Conclusão ou apenas um convite à novas discussões

Nestas palavras finais vamos tentar sinalizar com algumas questões inerentes ao trabalho do professor na Escola. Todas as críticas dirigidas neste trabalho ao processo de formação de formação de professores de EF buscam na verdade pensar que este profissional ao se graduar, ou seja, terminar apenas umas das etapas de sua formação, precisa ter claro qual será o seu papel dentro da Escola. Este profissional deverá ter claro qual a sua responsabilidade política no trato com os conteúdos. Precisará ter claro que o esporte escolar não podem ser os mesmos sentidos, significados e códigos do esporte de rendimento. Por conta disso, é que traçamos estas críticas a este processo de formação de professores.

Por fim, gostaríamos de ressaltar a importância de não se conceber a Escola como simples receptáculo das políticas oficiais, ou como se os professores fossem apenas reprodutores.
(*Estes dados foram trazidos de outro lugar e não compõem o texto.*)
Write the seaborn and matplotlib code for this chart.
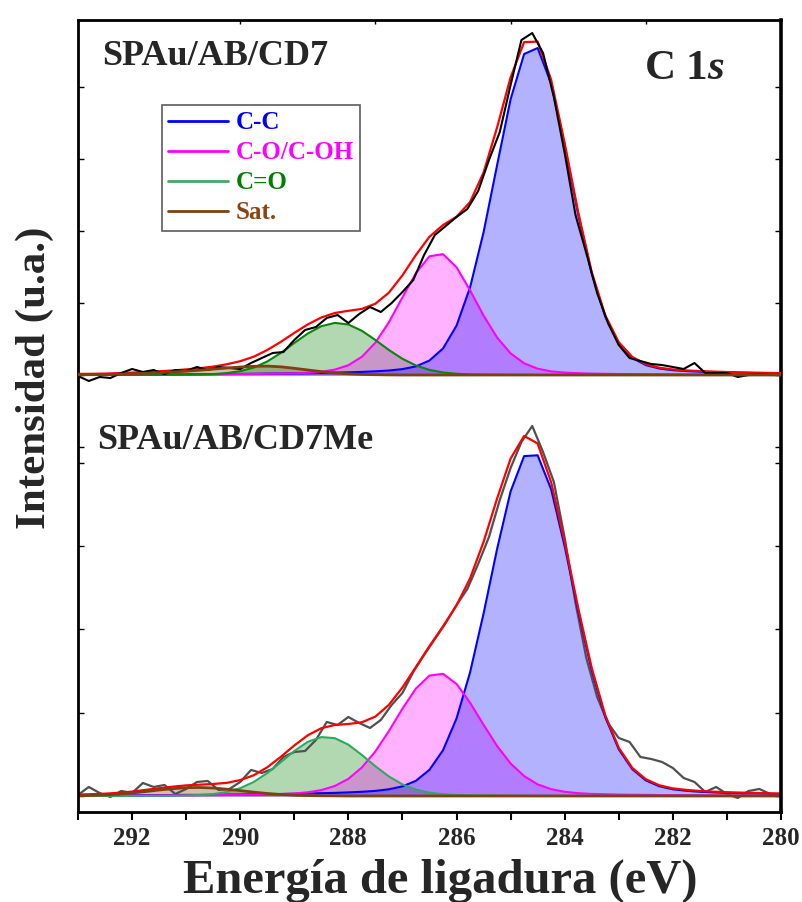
import numpy as np
import pandas as pd
import matplotlib
matplotlib.use("Agg")
import matplotlib.pyplot as plt
import seaborn as sns
from matplotlib.lines import Line2D
from matplotlib.ticker import FixedLocator

# ---------------- data ----------------
# energy grid of the fitted components (eV)
E_fit = [293.0, 292.75, 292.5, 292.25, 292.0, 291.75, 291.5, 291.25, 291.0, 290.75,
         290.5, 290.25, 290.0, 289.75, 289.5, 289.25, 289.0, 288.75, 288.5, 288.25,
         288.0, 287.75, 287.5, 287.25, 287.0, 286.75, 286.5, 286.25, 286.0, 285.75,
         285.5, 285.25, 285.0, 284.75, 284.5, 284.25, 284.0, 283.75, 283.5, 283.25,
         283.0, 282.75, 282.5, 282.25, 282.0, 281.75, 281.5, 281.25, 281.0, 280.75,
         280.5, 280.25, 280.0]

# --- SPAu/AB/CD7 (top) ---
cc_top = [0.5, 0.5, 0.5, 0.6, 0.6, 0.6, 0.7, 0.7, 0.8, 0.9,
          0.9, 1.0, 1.1, 1.2, 1.4, 1.5, 1.7, 1.9, 2.1, 2.4,
          2.7, 3.1, 3.7, 4.5, 5.9, 8.6, 14.5, 26.5, 49.3, 87.5,
          142.7, 209.8, 275.8, 321.0, 327.0, 291.5, 229.3, 160.7, 101.4, 58.4,
          31.7, 17.1, 9.9, 6.5, 4.8, 3.9, 3.3, 2.8, 2.5, 2.2,
          1.9, 1.7, 1.5]
co_top = [0.3, 0.3, 0.3, 0.4, 0.4, 0.4, 0.5, 0.5, 0.6, 0.6,
          0.7, 0.8, 0.9, 1.0, 1.2, 1.4, 1.7, 2.2, 3.2, 5.4,
          9.8, 18.2, 32.3, 52.8, 77.6, 102.0, 118.7, 120.9, 107.8, 84.8,
          59.4, 37.5, 21.6, 11.7, 6.3, 3.6, 2.4, 1.8, 1.4, 1.2,
          1.0, 0.9, 0.8, 0.7, 0.6, 0.6, 0.5, 0.5, 0.4, 0.4,
          0.4, 0.3, 0.3]
cdo_top = [0.1, 0.1, 0.1, 0.1, 0.2, 0.2, 0.2, 0.3, 0.4, 0.5,
           0.9, 1.9, 3.8, 7.4, 13.5, 22.0, 32.0, 41.5, 48.8, 52.1,
           50.5, 44.2, 35.0, 25.0, 16.2, 9.5, 5.1, 2.5, 1.2, 0.6,
           0.4, 0.3, 0.2, 0.2, 0.1, 0.1, 0.1, 0.1, 0.1, 0.1,
           0.1, 0.1, 0.1, 0.1, 0.1, 0.1, 0.1, 0.1, 0.1, 0.1,
           0.1, 0.1, 0.1]
sat_top = [0.2, 0.3, 0.5, 0.8, 1.2, 1.7, 2.3, 3.0, 3.8, 4.8,
           5.9, 7.0, 8.0, 8.7, 8.9, 8.2, 6.7, 5.0, 3.4, 2.1,
           1.2, 0.6, 0.3, 0.1, 0.0, 0.0, 0.0, 0.0, 0.0, 0.0,
           0.0, 0.0, 0.0, 0.0, 0.0, 0.0, 0.0, 0.0, 0.0, 0.0,
           0.0, 0.0, 0.0, 0.0, 0.0, 0.0, 0.0, 0.0, 0.0, 0.0,
           0.0, 0.0, 0.0]

# --- SPAu/AB/CD7Me (bottom) ---
cc_bot = [0.6, 0.7, 0.7, 0.7, 0.8, 0.9, 0.9, 1.0, 1.1, 1.1,
          1.2, 1.3, 1.5, 1.6, 1.8, 2.0, 2.2, 2.4, 2.8, 3.1,
          3.6, 4.2, 5.1, 6.7, 9.6, 15.2, 26.2, 45.7, 77.5, 123.5,
          182.4, 247.0, 304.6, 339.9, 340.7, 306.7, 249.7, 185.0, 125.8, 79.0,
          46.7, 26.8, 15.6, 9.7, 6.7, 5.2, 4.2, 3.6, 3.1, 2.8,
          2.5, 2.2, 2.0]
co_bot = [0.4, 0.4, 0.4, 0.5, 0.5, 0.6, 0.6, 0.7, 0.7, 0.8,
          0.9, 1.0, 1.2, 1.3, 1.5, 1.9, 2.5, 3.7, 5.9, 10.0,
          17.1, 28.5, 44.6, 65.0, 87.3, 107.5, 120.4, 122.2, 112.1, 93.3,
          71.2, 50.0, 32.5, 19.9, 11.6, 6.8, 4.2, 2.8, 2.1, 1.7,
          1.4, 1.2, 1.1, 0.9, 0.8, 0.8, 0.7, 0.6, 0.6, 0.5,
          0.5, 0.4, 0.4]
cdo_bot = [0.1, 0.1, 0.1, 0.1, 0.1, 0.2, 0.2, 0.3, 0.5, 0.9,
           1.9, 4.0, 7.8, 14.0, 22.9, 33.7, 45.0, 54.2, 58.9, 57.8,
           51.3, 41.0, 29.7, 19.5, 11.6, 6.4, 3.3, 1.7, 1.0, 0.7,
           0.5, 0.4, 0.3, 0.3, 0.2, 0.2, 0.2, 0.1, 0.1, 0.1,
           0.1, 0.1, 0.1, 0.1, 0.1, 0.1, 0.1, 0.1, 0.1, 0.1,
           0.1, 0.1, 0.1]
sat_bot = [0.3, 0.6, 1.1, 1.9, 3.0, 4.4, 6.0, 7.3, 8.3, 8.5,
           8.0, 6.8, 5.4, 3.8, 2.5, 1.5, 0.8, 0.4, 0.2, 0.1,
           0.0, 0.0, 0.0, 0.0, 0.0, 0.0, 0.0, 0.0, 0.0, 0.0,
           0.0, 0.0, 0.0, 0.0, 0.0, 0.0, 0.0, 0.0, 0.0, 0.0,
           0.0, 0.0, 0.0, 0.0, 0.0, 0.0, 0.0, 0.0, 0.0, 0.0,
           0.0, 0.0, 0.0]

# measured spectra
E_raw = [293.0, 292.8, 292.6, 292.4, 292.2, 292.0, 291.8, 291.6, 291.4, 291.2,
         291.0, 290.8, 290.6, 290.4, 290.2, 290.0, 289.8, 289.6, 289.4, 289.2,
         289.0, 288.8, 288.6, 288.4, 288.2, 288.0, 287.8, 287.6, 287.4, 287.2,
         287.0, 286.8, 286.6, 286.4, 286.2, 286.0, 285.8, 285.6, 285.4, 285.2,
         285.0, 284.8, 284.6, 284.4, 284.2, 284.0, 283.8, 283.6, 283.4, 283.2,
         283.0, 282.8, 282.6, 282.4, 282.2, 282.0, 281.8, 281.6, 281.4, 281.2,
         281.0, 280.8, 280.6, 280.4, 280.2, 280.0]
raw_top = [-1, -6, -2, -3, 2, 6, 3, 5, 1, 5,
           4, 8, 5, 8, 7, 6, 12, 17, 22, 23,
           35, 45, 48, 57, 60, 52, 61, 68, 63, 72,
           83, 95, 120, 140, 149, 158, 166, 184, 215, 243,
           290, 335, 342, 322, 278, 222, 160, 122, 82, 52,
           30, 17, 14, 11, 10, 8, 6, 12, 2, 2,
           2, -2, 0, 1, 0, 0]
raw_bot = [1, 9, 3, -1, 5, 3, 13, 9, 11, 2,
           7, 14, 15, 6, 7, 14, 26, 23, 27, 39,
           44, 45, 56, 74, 71, 79, 73, 68, 76, 91,
           103, 124, 141, 157, 173, 191, 207, 232, 259, 296,
           328, 354, 370, 344, 314, 258, 193, 138, 99, 73,
           58, 54, 39, 37, 34, 28, 18, 14, 4, 9,
           2, -2, 5, 7, 2, 1]

labels = ["C-C", "C-O/C-OH", "C=O", "Sat."]
x_ticks = [292, 290, 288, 286, 284, 282, 280]

# ---------------- style ----------------
sns.set_theme(style="white")
plt.rcParams["font.family"] = ["Liberation Serif", "DejaVu Serif"]
plt.rcParams["font.weight"] = "bold"
plt.rcParams["mathtext.fontset"] = "custom"
plt.rcParams["mathtext.rm"] = "Liberation Serif:bold"
plt.rcParams["mathtext.it"] = "Liberation Serif:italic:bold"
plt.rcParams["mathtext.bf"] = "Liberation Serif:bold"

C_BLUE = "#0000FF"
C_MAG = "#FF00FF"
C_GREEN_TOP = "#0A850A"
C_GREEN_BOT = "#2EAA5F"
C_BROWN = "#7D410F"
C_RED = "#FF0000"

fig = plt.figure(figsize=(8.03, 9.02), dpi=100)
rect = [0.0971, 0.0998, 0.8755, 0.878]
ax_bot = fig.add_axes(rect)
ax_top = fig.add_axes(rect, facecolor="none")


def draw_panel(ax, comps, green_line, raw, raw_color, raw_on_top):
    cc, co, cdo, sat = [np.asarray(c, dtype=float) for c in comps]
    env = cc + co + cdo + sat
    fills = [(sat, "#8B4513", 0.35), (cdo, "#008000", 0.30),
             (co, C_MAG, 0.30), (cc, C_BLUE, 0.30)]
    for y, c, a in fills:
        ax.fill_between(E_fit, 0, y, color=c, alpha=a, lw=0)
    df_raw = pd.DataFrame({"E": E_raw, "I": raw})
    if not raw_on_top:
        sns.lineplot(data=df_raw, x="E", y="I", ax=ax, color=raw_color, lw=1.6,
                     sort=False, estimator=None, legend=False)
    for y, c in [(cc, C_BLUE), (co, C_MAG), (cdo, green_line)]:
        sns.lineplot(x=E_fit, y=y, ax=ax, color=c, lw=1.5, sort=False,
                     estimator=None, legend=False)
    sns.lineplot(x=E_fit, y=env, ax=ax, color=C_RED, lw=1.6, sort=False,
                 estimator=None, legend=False)
    if raw_on_top:
        sns.lineplot(data=df_raw, x="E", y="I", ax=ax, color=raw_color, lw=1.5,
                     sort=False, estimator=None, legend=False)
    sns.lineplot(x=E_fit, y=sat, ax=ax, color=C_BROWN, lw=2.0, sort=False,
                 estimator=None, legend=False)
    ax.set_xlim(293, 280)
    ax.set_xlabel("")
    ax.set_ylabel("")


draw_panel(ax_top, (cc_top, co_top, cdo_top, sat_top), C_GREEN_TOP,
           raw_top, "#000000", True)
draw_panel(ax_bot, (cc_bot, co_bot, cdo_bot, sat_bot), C_GREEN_BOT,
           raw_bot, "#505050", False)

ax_top.set_ylim(-437, 355)
ax_bot.set_ylim(-16, 776)

# top layer: no frame, inward ticks
for s in ax_top.spines.values():
    s.set_visible(False)
ax_top.xaxis.set_major_locator(FixedLocator([290, 287.5, 285, 282.5]))
ax_top.tick_params(axis="x", which="both", bottom=False, top=True, direction="in",
                   length=3, width=1, labelbottom=False, labeltop=False, color="black")
ax_top.yaxis.set_major_locator(FixedLocator([-72, 0, 72, 144, 216, 288]))
ax_top.tick_params(axis="y", left=True, right=True, direction="in", length=4,
                   width=1, labelleft=False, labelright=False, color="black")

# bottom layer: frame + x axis
for s in ax_bot.spines.values():
    s.set_visible(True)
    s.set_color("black")
    s.set_linewidth(2.0)
ax_bot.spines["right"].set_linewidth(2.6)
ax_bot.xaxis.set_major_locator(FixedLocator(x_ticks))
ax_bot.xaxis.set_minor_locator(FixedLocator([293, 291, 289, 287, 285, 283, 281]))
ax_bot.set_xticklabels([str(t) for t in x_ticks])
ax_bot.tick_params(axis="x", which="both", bottom=True, top=False, direction="out",
                   length=6, width=1.5, color="black", labelsize=18, pad=5)
ax_bot.yaxis.set_major_locator(FixedLocator([0, 83.3, 166.7, 250, 333.3]))
ax_bot.tick_params(axis="y", left=True, right=True, direction="in", length=4,
                   width=1, labelleft=False, labelright=False, color="black")
for lab in ax_bot.get_xticklabels():
    lab.set_fontweight("bold")
ax_bot.set_xlim(293, 280)

# texts
fig.text(102 / 803, 1 - 65 / 902, "SPAu/AB/CD7", fontsize=26, fontweight="bold",
         ha="left", va="baseline")
fig.text(97 / 803, 1 - 449 / 902, "SPAu/AB/CD7Me", fontsize=26, fontweight="bold",
         ha="left", va="baseline")
fig.text(644 / 803, 1 - 79 / 902, r"C 1$\mathit{s}$", fontsize=31,
         fontweight="bold", ha="left", va="baseline")
fig.text(35 / 803, 1 - 378 / 902, "Intensidad (u.a.)", fontsize=31,
         fontweight="bold", rotation=90, ha="center", va="center")
fig.text(440 / 803, 1 - 893 / 902, "Energía de ligadura (eV)", fontsize=35,
         fontweight="bold", ha="center", va="baseline")

# legend
handles = [Line2D([], [], color=C_BLUE, lw=2),
           Line2D([], [], color=C_MAG, lw=2),
           Line2D([], [], color="#3CAA6A", lw=2),
           Line2D([], [], color=C_BROWN, lw=2)]
leg = ax_top.legend(handles, labels, loc="upper left",
                    bbox_to_anchor=(162 / 803, 1 - 105 / 902),
                    bbox_transform=fig.transFigure, borderaxespad=0,
                    fancybox=False, frameon=True, handlelength=2.4,
                    handletextpad=0.3, labelspacing=0.28, borderpad=0.25,
                    prop={"size": 18, "weight": "bold"})
leg.get_frame().set_edgecolor("#333333")
leg.get_frame().set_linewidth(1.2)
for txt, c in zip(leg.get_texts(), [C_BLUE, C_MAG, "#008000", "#8B4513"]):
    txt.set_color(c)

fig.savefig("out.png", dpi=100)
Diante disso, temos a certeza que nos espaços educativos, nos momentos da intervenção, a teoria ganha outros contornos, sendo confirmada algumas vezes, e outras não, gerando a imperiosa necessidade da:
"busca e criação de novas explicações teóricas e de novas soluções para o que acontece entre sujeitos empenhados em ensinar e aprender. Não há teoria que possa dar conta da totalidade desta processo, por sua complexidade. Explica alguma coisa, mas não explica outras, exatamente pelo que afirmamos acima- cada um é um, único, diferente de todos os demais, cada situação é uma, inédita, diferente de qualquer outra situação já vivida, teorizada, explicada" (ALVES; GARCIA, 2000, p.11).

É justamente aí que reside nossa esperança, pois sabemos que, a despeito da formação inicial, não podemos dizer todos os futuros professores serão apenas reprodutores dessa formação deficitária de forma vítimas. Concluindo este pequeno texto, chamamos a atenção também para o não-dito, mesmo que não tenhamos sido educados para isso. Diante disso, faz-se mister "reconhecer as dobras", bem como aprendermos a desdobrá-las, descobrindo o que está encoberto (ALVES ; GARCIA, 2000). Este não-dito nos esportes também estão presentes, aguardando serem desdobrados.

Notas

  1. Nefasta proposta defendida pelo sistema CONFEF/CREFs. Maiores informações ver TOJAL, J.B.A. G. A Carta Brasileira de Educação Física. IN: RBCE, v.23, n.1, 73-77, set/2001.
  2. No momento temos notado a volta desta investida através do projeto do governo Federal "Esporte na Escola". Apontamos ser importante a realização de estudos no sentido de compreendermos os caminhos que EFE pode assumir com este tremendo retrocesso que será pensar o EFE como lócus para a formação atletas.

Obs. Todos os autores são Bacharéis em EF pela EEFD/UFRJ. Marcelo Melo é mestrando em Educação pela UFF.

Referências bibliográficas

  •  Alves, Nilda; Garcia, Regina Leite. A invenção da Escola a cada dia. In: __________. (orgs.). A invenção da Escola a cada dia. Rio de Janeiro: DP&A; p.07-20, 2000.
  • Caldeira, Anna Maria Salgueiro. A formação de professores de Educação Física: quais saberes e quais habilidades?. Revista Brasileira de Ciências do Esporte. Campinas, Vol. 22, n.3, p. 87-103, Maio/01
  • Coletivo de  autores. Metodologia do Ensino da Educação Física. São Paulo: Cortez, 1992.
  • Daólio, Jocimar. Fenômeno esportivo na formação profissional em Educação Física. In: Revista da Educação Física/UEM, Maringá, vol. 9, nº1, p. 111-115, 1998.
  • Freire, Paulo. Pedagogia da Autonomia: saberes necessários à prática educativa. 15º Ed. Rio de Janeiro: Paz e Terra, 1996.
  • Kunz, Elenor. Transformação didático-pedagógica do esporte. 3º Ed. Ijuí, Editora Unijuí, 2000.
  • Melo, Marcelo Paula de. Disciplinas esportivas na formação profissional em Educação Física: questões para o lazer. In: III Seminário O lazer em Debate, Coletânea. Belo Horizonte, CELAR/EEF/UFMG, 2002. ( no prelo).